Creation Process: SFT > DPO
SFT on approx 25 million tokens (17.5 million trainable). Datasets included SFW / NSFW RP, stories, NSFW reddit writing prompts, creative instruct & chat data.
90% of the dataset is without thinking, 10% included thinking, using the [THINK][/THINK] tags.
All RP data and synthetic stories went through rewriting with GLM 4.7 using hand edited examples as guidelines to improve the response. Rewritten responses were discarded if they failed to reduce the slop score for the message. This reduced the slop by about 25% for each RP / story dataset and made the model noticably more creative with some of its descriptions.
Assistant messages were checked for repetition in RP conversations via embeddings and word frequency checking across multi-turn conversations. Specific messages were rewritten and conversations that still showed high repetition were filtered.

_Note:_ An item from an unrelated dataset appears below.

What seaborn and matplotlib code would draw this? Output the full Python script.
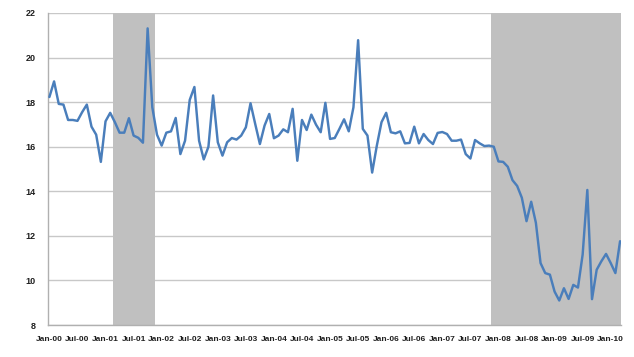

DPO was expanded to include non creative datasets. My usual RP DPO dataset (also rewritten) was included along with cybersecurity and two partial subsets of general assistant / chat preference datasets to help stabalize the model. This worked pretty well. While creativity did take a small hit, enough remained that the improved logic resulted in a notably improved model (IMO).
Using embeddings, DPO samples where the chosen showed a higher similarity to the conversation than the rejected were removed, to ensure DPO doesn't encourage repetition.